'NYT' won't allow Penn-wide subscription
Despite efforts by the Undergraduate Assembly, the publication will not allow for a university-wide subscription
March 24, 2011, 2:49 am · Updated March 24, 2011, 12:00 am·
Nothing in life is free — not even The New York Times online. Beginning March 28, users who read more than 20 articles a month will become “digital subscribers.” In other words, they will be charged $15 a month.
Although the Undergraduate Assembly provided free printed copies of the Times around campus between 2007 and 2010, they unanimously decided last summer to end the program.
“There was a decreasing readership, and it wasn’t worth the incredible rate,” UA President Matt Amalfitano said.
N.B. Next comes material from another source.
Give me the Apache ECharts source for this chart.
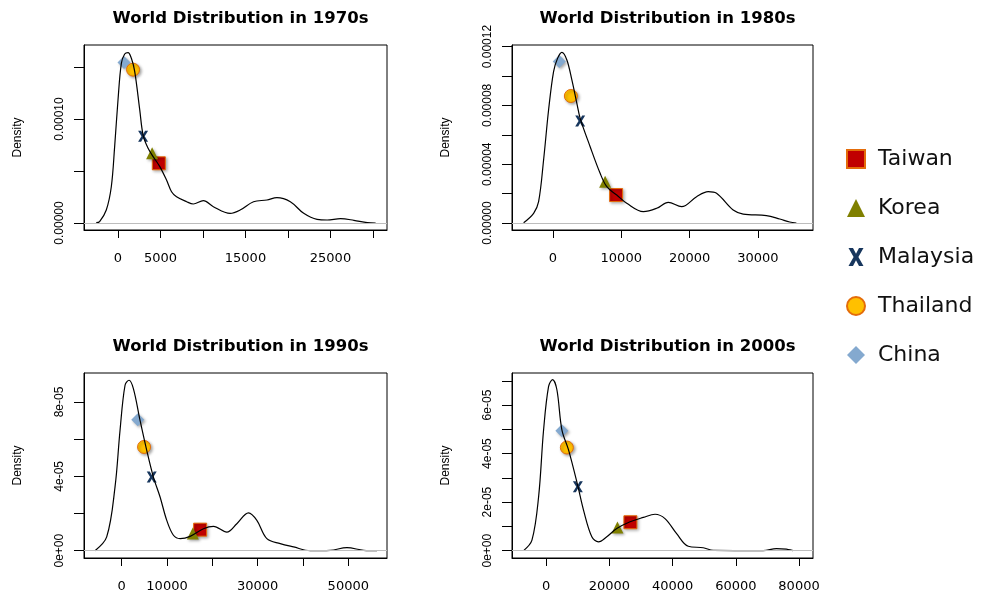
<!DOCTYPE html>
<html>
<head>
<meta charset="utf-8">
<title>World Distribution</title>
<script src="https://cdn.jsdelivr.net/npm/echarts@6/dist/echarts.min.js"></script>
<style>
    html, body { margin: 0; padding: 0; background: #fff; }
    #chart { width: 997px; height: 595px; }
</style>
</head>
<body>
<div id="chart"></div>
<script>
const decades = ["1970s", "1980s", "1990s", "2000s"]

// density curves, [income, density]
const density1970 = [
    [-2559, 0.03e-5], [-2165, 0.13e-5], [-1378, 1.25e-5], [-787, 3.49e-5], [-394, 7.34e-5],
    [0, 11.83e-5], [394, 15.35e-5], [787, 16.25e-5], [1181, 16.38e-5], [1575, 15.83e-5],
    [1969, 14.55e-5], [2559, 10.87e-5], [2953, 8.46e-5], [3543, 7.18e-5], [4134, 6.38e-5],
    [4921, 5.42e-5], [5709, 4.13e-5], [6299, 3.01e-5], [6890, 2.53e-5], [8071, 2.05e-5],
    [8858, 1.83e-5], [10039, 2.15e-5], [11220, 1.57e-5], [13189, 0.93e-5], [14370, 1.25e-5],
    [15945, 2.05e-5], [17520, 2.21e-5], [18701, 2.44e-5], [20276, 2.05e-5], [21850, 0.93e-5],
    [23425, 0.35e-5], [24606, 0.29e-5], [26181, 0.42e-5], [27756, 0.26e-5], [29331, 0.03e-5],
    [30315, 0],
]
const density1980 = [
    [-4282, 0.02e-5], [-2822, 0.66e-5], [-2092, 1.45e-5], [-1363, 4.29e-5], [-633, 7.69e-5],
    [97, 10.3e-5], [681, 11.2e-5], [1314, 11.61e-5], [2044, 11.09e-5], [2774, 9.73e-5],
    [3504, 8.14e-5], [3990, 7.12e-5], [5450, 5.19e-5], [6910, 3.38e-5], [7883, 2.47e-5],
    [9343, 1.9e-5], [10803, 1.34e-5], [13236, 0.77e-5], [15182, 1.0e-5], [16886, 1.41e-5],
    [18832, 1.11e-5], [21022, 1.79e-5], [22725, 2.13e-5], [23942, 2.02e-5], [26375, 0.88e-5],
    [27835, 0.61e-5], [31241, 0.5e-5], [33187, 0.27e-5], [34647, 0.07e-5], [35620, 0],
]
const density1990 = [
    [-5891, 0], [-3314, 0.74e-5], [-1473, 3.43e-5], [-368, 6.48e-5], [736, 8.9e-5],
    [1620, 9.17e-5], [2577, 8.72e-5], [4050, 7.01e-5], [5523, 5.4e-5], [6996, 3.96e-5],
    [8468, 2.89e-5], [9941, 1.63e-5], [11414, 0.83e-5], [12887, 0.65e-5], [15096, 0.77e-5],
    [18041, 1.18e-5], [20250, 1.31e-5], [23196, 1.0e-5], [25405, 1.45e-5], [27982, 2.03e-5],
    [29823, 1.63e-5], [32032, 0.65e-5], [34978, 0.38e-5], [37923, 0.2e-5], [41605, 0],
    [46024, 0.02e-5], [49705, 0.16e-5], [53387, 0.02e-5], [56333, 0],
]
const density2000 = [
    [-7158, 0], [-4526, 0.43e-5], [-2421, 2.22e-5], [-842, 4.98e-5], [737, 6.77e-5],
    [2000, 7.05e-5], [3368, 6.63e-5], [4947, 4.98e-5], [7053, 4.15e-5], [10000, 2.66e-5],
    [11789, 1.67e-5], [14421, 0.57e-5], [16526, 0.36e-5], [19158, 0.57e-5], [22316, 0.91e-5],
    [26526, 1.19e-5], [30737, 1.37e-5], [34421, 1.5e-5], [37579, 1.32e-5], [41263, 0.7e-5],
    [44947, 0.18e-5], [49684, 0.12e-5], [52842, 0.01e-5], [68632, 0], [72842, 0.08e-5],
    [76000, 0.06e-5], [78105, 0],
]

// country markers, one point per decade
const taiwan   = [[4803, 5.74e-5], [9246, 1.9e-5], [17305, 1.13e-5], [26632, 1.17e-5]]
const korea    = [[4016, 6.7e-5], [7640, 2.81e-5], [15685, 0.92e-5], [22526, 0.95e-5]]
const malaysia = [[2953, 8.33e-5], [3990, 6.94e-5], [6627, 3.96e-5], [10000, 2.63e-5]]
const thailand = [[1772, 14.74e-5], [2628, 8.64e-5], [4934, 5.58e-5], [6526, 4.25e-5]]
const china    = [[709, 15.42e-5], [925, 10.98e-5], [3535, 7.05e-5], [4947, 4.94e-5]]

// axis ranges, ticks and labelled ticks per decade
const xRanges = [[-4000, 31650], [-5985, 38054], [-8321, 58542], [-10842, 84421]]
const yRanges = [[-0.67e-5, 17.11e-5], [-0.476e-5, 12.11e-5], [-0.395e-5, 9.56e-5], [-0.303e-5, 7.32e-5]]
const xTicks = [
    [0, 5000, 10000, 15000, 20000, 25000, 30000],
    [0, 10000, 20000, 30000],
    [0, 10000, 20000, 30000, 40000, 50000],
    [0, 20000, 40000, 60000, 80000],
]
const xLabels = [
    [0, 5000, 15000, 25000],
    [0, 10000, 20000, 30000],
    [0, 10000, 30000, 50000],
    [0, 20000, 40000, 60000, 80000],
]
const yTicks = [
    [0, 5e-5, 10e-5, 15e-5],
    [0, 2e-5, 4e-5, 6e-5, 8e-5, 10e-5, 12e-5],
    [0, 2e-5, 4e-5, 6e-5, 8e-5],
    [0, 1e-5, 2e-5, 3e-5, 4e-5, 5e-5, 6e-5, 7e-5],
]
const yLabels = [
    [0, 10e-5],
    [0, 4e-5, 8e-5, 12e-5],
    [0, 4e-5, 8e-5],
    [0, 2e-5, 4e-5, 6e-5],
]

const curves = [density1970, density1980, density1990, density2000]
const boxes = [
    { left: 84, top: 45, width: 303, height: 185 },
    { left: 512, top: 45, width: 301, height: 185 },
    { left: 84, top: 373, width: 303, height: 185 },
    { left: 512, top: 373, width: 301, height: 185 },
]

const xMark = "path://M0,0L3,0L5,3.8L7,0L10,0L6.6,6L10,12L7,12L5,8.2L3,12L0,12L3.4,6Z"
const shadow = {
    opacity: 1,
    shadowBlur: 3,
    shadowColor: "rgba(0,0,0,0.35)",
    shadowOffsetX: 1.5,
    shadowOffsetY: 1.5,
}
// drawing order: Korea sits over Taiwan, Thailand over China
const countries = [
    { name: "China", pts: china, symbol: "diamond", size: 13,
        style: { color: "#84a9cf", ...shadow } },
    { name: "Thailand", pts: thailand, symbol: "circle", size: 13,
        style: { color: "#ffc000", borderColor: "#e46c0a", borderWidth: 1, ...shadow } },
    { name: "Malaysia", pts: malaysia, symbol: xMark, size: [10, 11],
        style: { color: "#17365d", opacity: 1 } },
    { name: "Taiwan", pts: taiwan, symbol: "rect", size: 13,
        style: { color: "#c00000", borderColor: "#e46c0a", borderWidth: 1, ...shadow } },
    { name: "Korea", pts: korea, symbol: "triangle", size: 12,
        style: { color: "#808000", ...shadow } },
]

// R style numbers on the y axis
function fmtExp(v) {
    if (v === 0) return "0e+00"
    const e = Math.floor(Math.log10(v) + 1e-9)
    const m = Math.round(v / Math.pow(10, e))
    return m + "e-" + String(-e).padStart(2, "0")
}
const yFormat = [
    v => v.toFixed(5),
    v => v.toFixed(5),
    fmtExp,
    fmtExp,
]

const axisFont = "'Liberation Sans', Arial, sans-serif"
const blackLine = { color: "#000", width: 1 }
const chart = echarts.init(document.getElementById("chart"))

const option = {
    animation: false,
    backgroundColor: "#fff",
    title: boxes.map((b, i) => ({
        text: "World Distribution in " + decades[i],
        left: b.left + b.width / 2,
        top: b.top - 40,
        textAlign: "center",
        textStyle: {
            fontFamily: "'DejaVu Sans', sans-serif",
            fontWeight: "bold",
            fontSize: 16.5,
            color: "#000",
        },
    })),
    legend: {
        data: ["Taiwan", "Korea", "Malaysia", "Thailand", "China"],
        orient: "vertical",
        left: 841,
        top: 143,
        itemWidth: 18,
        itemHeight: 18,
        itemGap: 27,
        textStyle: {
            fontFamily: "'DejaVu Sans', sans-serif",
            fontSize: 22,
            color: "#111",
            padding: [0, 0, 0, 8],
        },
    },
    grid: boxes.map(b => ({
        ...b,
        show: true,
        borderColor: "#000",
        borderWidth: 1,
        backgroundColor: "transparent",
    })),
    xAxis: boxes.map((b, i) => ({
        type: "value",
        gridIndex: i,
        position: "bottom",
        min: xRanges[i][0],
        max: xRanges[i][1],
        axisLine: { show: true, onZero: false, lineStyle: blackLine },
        splitLine: { show: false },
        axisTick: {
            show: true,
            inside: false,
            length: 8,
            customValues: xTicks[i],
            lineStyle: blackLine,
        },
        axisLabel: {
            customValues: xLabels[i],
            margin: 22,
            formatter: v => String(v),
            fontFamily: "'DejaVu Sans', sans-serif",
            fontSize: 13,
            color: "#000",
        },
    })),
    yAxis: boxes.map((b, i) => ({
        type: "value",
        gridIndex: i,
        position: "left",
        min: yRanges[i][0],
        max: yRanges[i][1],
        name: "Density",
        nameLocation: "middle",
        nameRotate: 90,
        nameGap: 60,
        nameTextStyle: { fontFamily: axisFont, fontSize: 12, color: "#000" },
        axisLine: { show: true, onZero: false, lineStyle: blackLine },
        splitLine: { show: false },
        axisTick: {
            show: true,
            inside: false,
            length: 10,
            customValues: yTicks[i],
            lineStyle: blackLine,
        },
        axisLabel: {
            customValues: yLabels[i],
            rotate: 90,
            margin: 18,
            formatter: yFormat[i],
            fontFamily: axisFont,
            fontSize: 12,
            color: "#000",
        },
    })),
    series: [],
}

curves.forEach((data, i) => {
    option.series.push({
        type: "line",
        name: "density " + decades[i],
        xAxisIndex: i,
        yAxisIndex: i,
        data: data,
        smooth: 0.35,
        showSymbol: false,
        silent: true,
        lineStyle: { color: "#000", width: 1.2 },
        markLine: {
            silent: true,
            symbol: "none",
            label: { show: false },
            lineStyle: { color: "#bdbdbd", type: "solid", width: 1.2 },
            data: [{ yAxis: 0 }],
        },
    })
})

curves.forEach((_, i) => {
    for (const c of countries) {
        option.series.push({
            type: "scatter",
            name: c.name,
            xAxisIndex: i,
            yAxisIndex: i,
            data: [c.pts[i]],
            symbol: c.symbol,
            symbolSize: c.size,
            itemStyle: c.style,
        })
    }
})

chart.setOption(option)
</script>
</body>
</html>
If students were to demand the return of printed copies because of the online charge, the UA would reinstate them, he added. However, Amalfitano believes that this is unlikely to happen.
Instead, the UA would be willing to partner with the Times to buy a university-wide subscription, he said, but “the Times is not allowing the University to enter such a partnership.”
Last summer, the Times offered Penn a free online subscription to go with its printed copies, Amalfitano said. “We were about to sign the contract, but a consultant came in and told them it was a bad business decision."
Instead, the Times offered to negotiate $2-3 discount for students who wanted to subscribe to the website, but the UA "was not interested in paying that much,” Amalfitano said.
Most students agree that they will not be willing to pay this cost.
“I wouldn’t pay,” College freshman Aaron Wilson said, adding that loopholes — such as sharing links to articles through email or Facebook — will allow people to read articles without paying.
Amalfitano agreed that “people will be able to get around it. Content could be reposted elsewhere.”
Students will just switch to “other free news sites,” College freshman Whitney Mash said. “It’s not worth it even though I love The New York Times.”
However, some faculty members at the Wharton School remain convinced that the Times has made a wise business decision.
“Ultimately they have to make money,” Marketing professor Peter Fader said.
Eighty-five percent of readers who read less than 20 articles a month will not be affected, Management professor Stephen Kobrin said. “What they’re after is the core of frequent users,” he explained.
Kobrin added that The Financial Times and The Wall Street Journal already charge for online content. The Times, he said, is “being very reasonable.”
Although Fader supports the decision to charge for online content, he says the implementation of the subscription has been “clumsy” and “stupid.”
The Times “doesn’t know what they’re doing, it’s taking them forever to get this thing going,” he said, adding the fact that this initiative was first announced last year.
Still, faculty members believe that the knowledge the Times provides is priceless.
“Students are more willing to pay than they say,” Fader added.
The Times is “very original, very well-written, genuinely good quality content,” and is worth $15 a month, Fader said.
Kobrin agreed. “It has a special value over other news sources.”